这简直就是来自地狱的声音!夏雪倏地清醒过来,歪头去看,怎么不是护士?
陈文铮懒懒地抬头看她,夏雪讪讪地一笑:“怎么是您?这些‘粗活儿’不都是护士做的吗?”
陈文铮不答话,用手里的签字笔敲了敲仪器侧面,仿佛在示意她少废话,动作麻利点。
夏雪悄悄撇了撇嘴,重新把眼睛对上仪器中那个会喷气的小孔。
这种眼压测试特别折磨人,连续几次夏雪都因为眨了眼而没有采集到数据。
她偷偷看陈文铮,他似乎已经没什么耐心了。
她不好意思地说:“再来一次吧。”
突然一只冰凉的手指轻轻搭在了她的眼皮上,就在她发愣的一瞬间,小孔“噗”地喷气,测试完毕。
面前的仪器“哗啦啦”地打着测试数据单,夏雪怔怔地看着,还没有回过神来。眼皮上仿佛还留有他指尖的温度。

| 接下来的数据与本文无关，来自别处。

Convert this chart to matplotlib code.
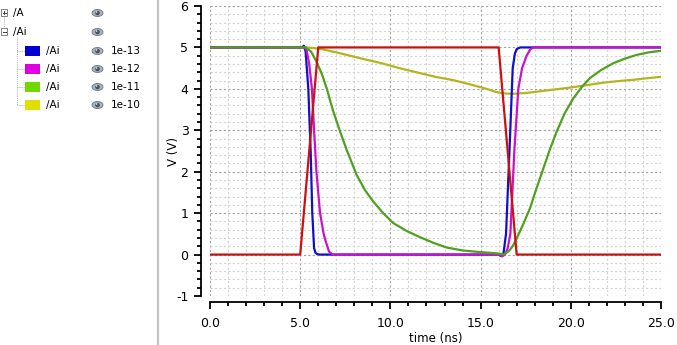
import matplotlib.pyplot as plt
from matplotlib.patches import Rectangle, Ellipse
from matplotlib.ticker import MultipleLocator

# input signal /A
t_a = [0, 5, 6, 16, 17, 25]
v_a = [0, 0, 5, 5, 0, 0]

# /Ai for the four load values
t_13 = [0, 5.1, 5.2, 5.3, 5.45, 5.58, 5.67, 5.77, 5.85, 5.95, 6.1, 16.0, 16.15,
        16.26, 16.41, 16.6, 16.78, 16.9, 17.0, 17.2, 25]
v_13 = [5, 5.0, 5.04, 4.9, 4.0, 2.5, 1.0, 0.15, 0.04, 0.01, 0, 0, -0.04,
        0.0, 0.5, 2.5, 4.5, 4.85, 4.96, 5.0, 5.0]

t_12 = [0, 5.2, 5.35, 5.5, 5.65, 5.77, 5.9, 6.1, 6.3, 6.43, 6.6, 6.8, 16.0, 16.2,
        16.35, 16.5, 16.65, 16.87, 17.09, 17.3, 17.55, 17.75, 17.92, 25]
v_12 = [5, 5, 4.95, 4.6, 4.0, 3.0, 2.0, 1.0, 0.5, 0.3, 0.07, 0, 0, -0.04,
        0.0, 0.15, 0.5, 2.5, 4.0, 4.5, 4.8, 4.95, 5, 5]

t_11 = [0, 5.3, 5.6, 5.9, 6.2, 6.47, 6.8, 7.21, 7.6, 8.13, 8.6, 9.05, 9.6,
        10.16, 10.9, 11.64, 12.4, 13.12, 14.0, 14.97, 15.6, 16.08, 16.3, 16.6,
        16.8, 17.0, 17.35, 17.74, 18.1, 18.48, 18.85, 19.22, 19.65, 20.14,
        20.6, 21.06, 21.7, 22.36, 23.0, 23.65, 24.3, 25]
v_11 = [5, 5.0, 4.9, 4.66, 4.36, 4.01, 3.5, 2.97, 2.5, 1.92, 1.55, 1.28, 1.0,
        0.76, 0.57, 0.42, 0.28, 0.17, 0.1, 0.06, 0.04, 0.02, 0.0, 0.1,
        0.22, 0.39, 0.72, 1.12, 1.6, 2.08, 2.55, 2.97, 3.4, 3.77,
        4.04, 4.26, 4.46, 4.62, 4.73, 4.82, 4.88, 4.92]

t_10 = [0, 5.2, 5.6, 6.2, 7.0, 7.58, 8.5, 9.5, 10.5, 11.64, 12.5, 13.49, 14.4,
        15.33, 15.89, 16.3, 16.8, 17.5, 18.1, 19.0, 19.96, 20.9, 21.8, 22.7,
        23.5, 24.3, 25]
v_10 = [5, 5.0, 4.99, 4.96, 4.88, 4.82, 4.72, 4.62, 4.5, 4.38, 4.29, 4.21, 4.11,
        4.0, 3.92, 3.89, 3.88, 3.9, 3.93, 3.98, 4.03, 4.09, 4.15, 4.19,
        4.22, 4.26, 4.29]

params = ["1e-13", "1e-12", "1e-11", "1e-10"]
swatch_colors = ["#0000d0", "#e000e0", "#70d800", "#e0e000"]
line_colors = ["#1010c8", "#cc10cc", "#50a020", "#b4b420"]
red = "#cc1010"

W, H = 677, 345
fig = plt.figure(figsize=(W / 100, H / 100), dpi=100)
fig.patch.set_facecolor("white")

# ---- signal browser panel on the left, in pixel coordinates ----
side = fig.add_axes([0, 0, 1, 1])
side.set_xlim(0, W)
side.set_ylim(H, 0)
side.axis("off")

side.plot([157.5, 157.5], [0, H], color="#c4c4c4", lw=1.6)

def expander(y, plus):
    side.add_patch(Rectangle((1, y - 3.5), 6, 7, fill=False, ec="#808080", lw=0.7))
    side.plot([2.5, 5.5], [y, y], color="#404040", lw=0.7)
    if plus:
        side.plot([4, 4], [y - 1.5, y + 1.5], color="#404040", lw=0.7)

def eye(y):
    side.add_patch(Ellipse((97.5, y), 11, 7, fc="#a8b2be", ec="#6c7886", lw=0.6))
    side.add_patch(Ellipse((97.5, y), 4.5, 4.5, fc="#48505e", ec="none"))
    side.add_patch(Ellipse((96.6, y - 1), 1.5, 1.5, fc="white", ec="none"))

txt = dict(fontsize=7.5, va="center", color="black", family="DejaVu Sans")
expander(12.5, True)
side.text(13, 13, "/A", **txt)
eye(13)
side.plot([4, 4], [17, 28], color="#909090", lw=0.6, ls=(0, (1, 1.5)))
expander(31.5, False)
side.text(13, 32, "/Ai", **txt)
eye(32)
side.plot([17, 17], [37, 105], color="#909090", lw=0.6, ls=(0, (1, 1.5)))

for i, (p, c) in enumerate(zip(params, swatch_colors)):
    y = 51 + i * 18
    side.plot([17, 24], [y, y], color="#909090", lw=0.6, ls=(0, (1, 1.5)))
    side.add_patch(Rectangle((25, y - 5), 14.5, 10, fc=c, ec="none"))
    side.text(46, y, "/Ai", **txt)
    eye(y)
    side.text(111, y, p, **txt)

# ---- waveform plot ----
ax = fig.add_axes([210 / W, 49 / H, 451 / W, 290 / H])
ax.set_xlim(0, 25)
ax.set_ylim(-1, 6)

ax.xaxis.set_major_locator(MultipleLocator(5))
ax.xaxis.set_minor_locator(MultipleLocator(1))
ax.yaxis.set_major_locator(MultipleLocator(1))
ax.yaxis.set_minor_locator(MultipleLocator(0.2))
ax.xaxis.set_major_formatter(plt.FuncFormatter(lambda x, p: f"{x:.1f}"))
ax.yaxis.set_major_formatter(plt.FuncFormatter(lambda y, p: f"{y:.0f}"))

ax.grid(which="major", color="#a0a0a0", lw=0.8, ls=(0, (2, 2)))
ax.grid(which="minor", color="#d4d4d4", lw=0.8, ls=(0, (2, 2)))
for gl in ax.get_xgridlines() + ax.get_ygridlines():
    gl.set_clip_on(False)

for s in ["top", "right"]:
    ax.spines[s].set_visible(False)
ax.spines["left"].set_position(("outward", 6.5))
ax.spines["bottom"].set_position(("outward", 4.3))
ax.spines["left"].set_linewidth(1.3)
ax.spines["bottom"].set_linewidth(1.3)

ax.tick_params(which="major", length=5, width=1.3, labelsize=9, pad=4)
ax.tick_params(which="minor", length=3, width=1.3)
ax.tick_params(axis="x", pad=6)

lw = 1.6
ax.plot(t_13, v_13, color=line_colors[0], lw=lw, zorder=3)
ax.plot(t_12, v_12, color=line_colors[1], lw=lw, zorder=3)
ax.plot(t_11, v_11, color=line_colors[2], lw=lw, zorder=3)
ax.plot(t_10, v_10, color=line_colors[3], lw=lw, zorder=2.9)
ax.plot(t_a, v_a, color=red, lw=lw, zorder=3.5)

ax.set_xlabel("time (ns)", fontsize=8.5, labelpad=1)
ax.set_ylabel("V (V)", fontsize=8.5, labelpad=-3)

fig.savefig("out.png", dpi=100)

她突然很想问问,他这样的人冬天会不会觉得冷。
测试数据打好了,陈文铮在上面画了几笔。
夏雪试探地问:“我以前也测过眼压的,可是这回为什么要连续测?”
“人的眼压不稳定,如果只测一次可能正好赶上它在正常范围内,所以有病也查不出来。”
原来是这样……
“那如果我的数据都正常,是不是就可以出院了?”
陈文铮没有立刻回答她,过了一会儿,他冷哼了一下,说:“什么重要的邮件,比你自己的眼睛更重要?”
想不到他还记得她上午说过的话。
夏雪老实地回答:“有可能是一个很重要的人发过来的。”
陈文铮不屑地笑了笑,起身拉开办公室的门,说:“走吧,四点还要起来。”
夜色沉寂,夜风忽起忽落,吹得窗纱沙沙作响。陈文铮也仿佛这夜风一样,一转眼就融入了漆黑的走廊中。
夏雪无比失望,落寞地回到了病房。